Year 5, Day 135 - 5/15/13 - Movie #1,426
BEFORE: It's the week for TV season finales, which means I have to stay off of all social media until I can get some more TV shows watched. I've got sort of a hierarchy when it comes to reality TV - I've simply got to watch the "Survivor" finale live (OK, half an hour late) because I can't risk seeing the results in the news the following day. But that knocked out my whole Sunday night. For "American Idol", I've been about a week behind ever since I got back from vacation - fortunately most of the results haven't made the news this year, so all I have to do is avoid "The Tonight Show" on Fridays (or Mondays, or whenever they have the loser on - you know what, let's just skip Leno for the duration...).
For "The Celebrity Apprentice", I've also been running about a week behind, watching Sunday's show the following Saturday, when I have time to clear the DVR. But this means I hadn't seen the show where the Final Four got cut down to the Final Two, and I saw the finalists on a poster promoting their ice cream flavors while walking past a Duane Reade today. Oh, well, I knew the risks - this just means I can probably zip through last Sunday's episode even faster to get to the finale/results. And for "The Amazing Race", well, I just dumped all the episodes to VHS and I'll try to get to them in the next couple of weeks. I stayed off Twitter for a few days right after, and with this show it's good that the news doesn't really report the winners any more, after so many seasons it barely registers on the hip-meter.
Tonight I'm also wrapping up this week's Bruce Willis-themed programming.
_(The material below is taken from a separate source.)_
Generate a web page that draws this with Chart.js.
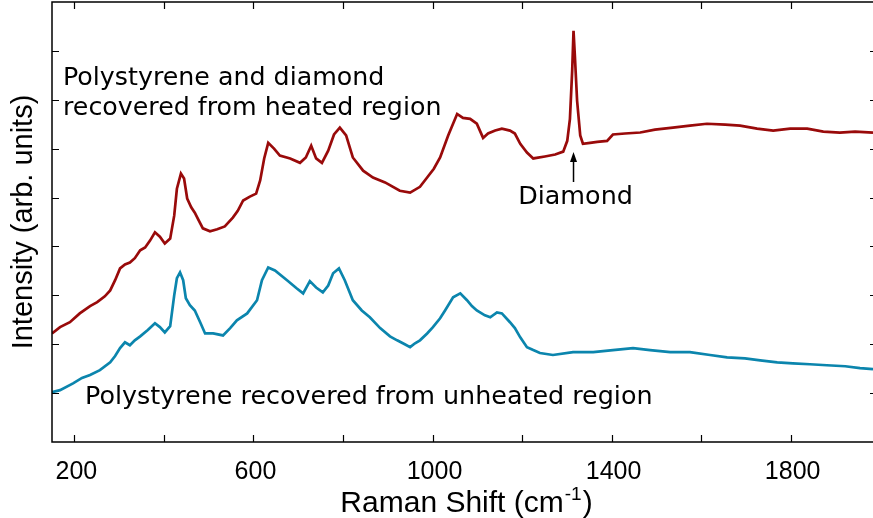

I don't have a copy of this one handy - no cable channel seems to want to run it - but I'd rather finish the franchise than have to circle back to this later, so I'm willing to spend a couple bucks and watch this on iTunes. I give, and give and give for you people, and what thanks do I get?
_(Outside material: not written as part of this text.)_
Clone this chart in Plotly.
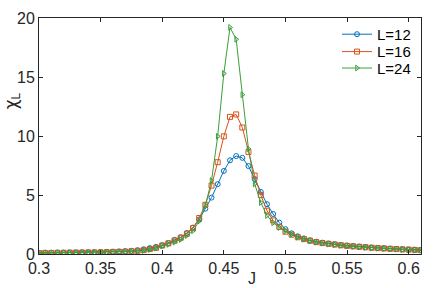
import plotly.graph_objects as go

J = [0.300, 0.305, 0.310, 0.315, 0.320, 0.325, 0.330, 0.335, 0.340, 0.345,
     0.350, 0.355, 0.360, 0.365, 0.370, 0.375, 0.380, 0.385, 0.390, 0.395,
     0.400, 0.405, 0.410, 0.415, 0.420, 0.425, 0.430, 0.435, 0.440, 0.445,
     0.450, 0.455, 0.460, 0.465, 0.470, 0.475, 0.480, 0.485, 0.490, 0.495,
     0.500, 0.505, 0.510, 0.515, 0.520, 0.525, 0.530, 0.535, 0.540, 0.545,
     0.550, 0.555, 0.560, 0.565, 0.570, 0.575, 0.580, 0.585, 0.590, 0.595,
     0.600, 0.605, 0.610]

chi_L12 = [0.10, 0.11, 0.11, 0.12, 0.12, 0.13, 0.14, 0.14, 0.15, 0.16,
           0.17, 0.18, 0.20, 0.22, 0.24, 0.27, 0.32, 0.40, 0.50, 0.60,
           0.74, 0.93, 1.20, 1.42, 1.78, 2.24, 2.93, 3.84, 4.78, 5.92,
           7.04, 7.94, 8.30, 8.15, 7.45, 6.35, 5.26, 4.22, 3.39, 2.66,
           2.10, 1.75, 1.50, 1.32, 1.16, 1.04, 0.96, 0.89, 0.83, 0.77,
           0.72, 0.67, 0.63, 0.59, 0.55, 0.52, 0.49, 0.46, 0.43, 0.41,
           0.38, 0.36, 0.34]

chi_L16 = [0.08, 0.09, 0.09, 0.10, 0.10, 0.11, 0.11, 0.12, 0.13, 0.13,
           0.14, 0.15, 0.17, 0.18, 0.20, 0.23, 0.27, 0.33, 0.42, 0.52,
           0.72, 0.90, 1.13, 1.38, 1.72, 2.19, 3.05, 4.17, 5.80, 7.78,
           9.97, 11.62, 11.83, 10.72, 8.64, 6.65, 4.99, 3.67, 2.85, 2.30,
           1.89, 1.64, 1.42, 1.26, 1.12, 1.01, 0.93, 0.86, 0.80, 0.74,
           0.69, 0.65, 0.61, 0.57, 0.53, 0.50, 0.47, 0.44, 0.42, 0.39,
           0.37, 0.35, 0.33]

chi_L24 = [0.07, 0.08, 0.08, 0.09, 0.09, 0.10, 0.10, 0.11, 0.11, 0.12,
           0.13, 0.14, 0.15, 0.16, 0.18, 0.21, 0.25, 0.30, 0.38, 0.50,
           0.68, 0.82, 1.01, 1.23, 1.56, 1.97, 2.79, 4.10, 6.22, 9.97,
           15.30, 19.20, 18.20, 13.50, 8.90, 5.94, 4.36, 3.26, 2.65, 2.25,
           1.95, 1.66, 1.43, 1.26, 1.12, 1.00, 0.92, 0.85, 0.79, 0.73,
           0.68, 0.64, 0.60, 0.56, 0.52, 0.49, 0.46, 0.43, 0.41, 0.38,
           0.36, 0.34, 0.32]

series_names = ["L=12", "L=16", "L=24"]
series_values = [chi_L12, chi_L16, chi_L24]
colors = ["#0072BD", "#D95319", "#3A9F3A"]
symbols = ["circle-open", "square-open", "triangle-right-open"]

x_ticks = [0.3, 0.35, 0.4, 0.45, 0.5, 0.55, 0.6]
x_tick_labels = ["0.3", "0.35", "0.4", "0.45", "0.5", "0.55", "0.6"]
y_ticks = [0, 5, 10, 15, 20]
y_tick_labels = ["0", "5", "10", "15", "20"]

FONT = "Liberation Sans, Arial, Helvetica, sans-serif"
AX = "#262626"

L, R, T, B = 39, 15, 10, 34
W, H = 436, 288
PW, PH = W - L - R, H - T - B

fig = go.Figure()
legend_ids = ["legend", "legend2", "legend3"]
for name, vals, c, s, lg in zip(series_names, series_values, colors, symbols, legend_ids):
    fig.add_trace(go.Scatter(
        x=J, y=vals, name=name, mode="lines+markers",
        line=dict(color=c, width=1),
        marker=dict(symbol=s, size=5, color=c, line=dict(width=1, color=c)),
        legend=lg,
    ))

axis_common = dict(
    showline=True, linecolor=AX, linewidth=1, mirror="allticks",
    ticks="inside", ticklen=4, tickcolor=AX, tickwidth=1,
    showgrid=False, zeroline=False,
    tickfont=dict(family=FONT, size=16, color=AX),
)

legend_rows_px = [27, 45, 62]
legend_x = (416 - L) / PW
legend_common = dict(
    xanchor="right", yanchor="middle",
    bgcolor="rgba(255,255,255,0)", borderwidth=0,
    font=dict(family=FONT, size=15, color="#000000"),
    itemwidth=30,
)
legends = {}
for lg, ypx in zip(legend_ids, legend_rows_px):
    legends[lg] = dict(x=legend_x, y=(H - B - ypx) / PH, **legend_common)

fig.update_layout(
    width=W, height=H,
    margin=dict(l=L, r=R, t=T, b=B),
    paper_bgcolor="white", plot_bgcolor="white",
    font=dict(family=FONT, size=16, color=AX),
    xaxis=dict(range=[0.3, 0.61], tickvals=x_ticks, ticktext=x_tick_labels, **axis_common),
    yaxis=dict(range=[0, 20], tickvals=y_ticks, ticktext=y_tick_labels, **axis_common),
    showlegend=True,
    **legends,
)

fig.add_annotation(
    text="<span style='font-family:DejaVu Sans'>χ</span><sub>L</sub>",
    xref="paper", yref="paper",
    x=(12 - L) / PW, y=(H - B - 95) / PH, xanchor="center", yanchor="middle",
    textangle=-90, showarrow=False,
    font=dict(family=FONT, size=17, color=AX),
)
fig.add_annotation(
    text="J", xref="paper", yref="paper",
    x=(252 - L) / PW, y=(H - B - 279) / PH, xanchor="center", yanchor="middle",
    showarrow=False,
    font=dict(family=FONT, size=16, color=AX),
)

fig.write_html(
    "out.html",
    config={"displayModeBar": False},
    post_script="document.body.style.margin='0';document.body.style.padding='0';",
)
THE PLOT: Jimmy the Tulip's quiet new life is shaken up by his old pal
Oz, whose wife has been kidnapped by a Hungarian
mob.
AFTER: So since I don't like having things spoiled, I try to maintain a spoiler-free zone here at the Movie Year. Most of the time I'm able to talk about a film by just stating the premise, and without giving away all the plot points and twists, or I mainly talk about my general thoughts on the film, or find a way to connect it to my current or past experiences. This is why I don't think of myself as a movie reviewer - I don't envy those people who have to talk about a film without talking about things that happen in it. That seems like a tricky line to walk.
Just wondering, has anyone ever seen the words "SPOILER ALERT" and stopped reading? I know I haven't - printing it just seems to be something of a formality, like covering your mouth when you cough, even though you're still going to touch everything with that hand and talk on the phone and spread your germs anyway. I always keep reading, maybe I'm not a strong enough person - and only occasionally have I regretted doing so.
I've definitely got an advantage when I watch films from the 80's or 90's - or even tonight's film, released in 2004. If you haven't gotten around to watching this film yet, maybe you're not destined to do so - or maybe it's not your kind of film. I think the downfall of "The Whole Ten Yards" is that it's trying to be so many different things - a romance, a comedy, a black comedy (yes, they're different), an action shoot-em-up, and a heist film (though in a roundabout way). And then on top of all that, it throws in a bunch of slapstick for good measure - and slapstick, of course, is the lowest rung on the comedy ladder. Can someone tell me how many times Matthew Perry manages to slam his body into a door, which he is also trying to walk through? He seems quite uncoordinated.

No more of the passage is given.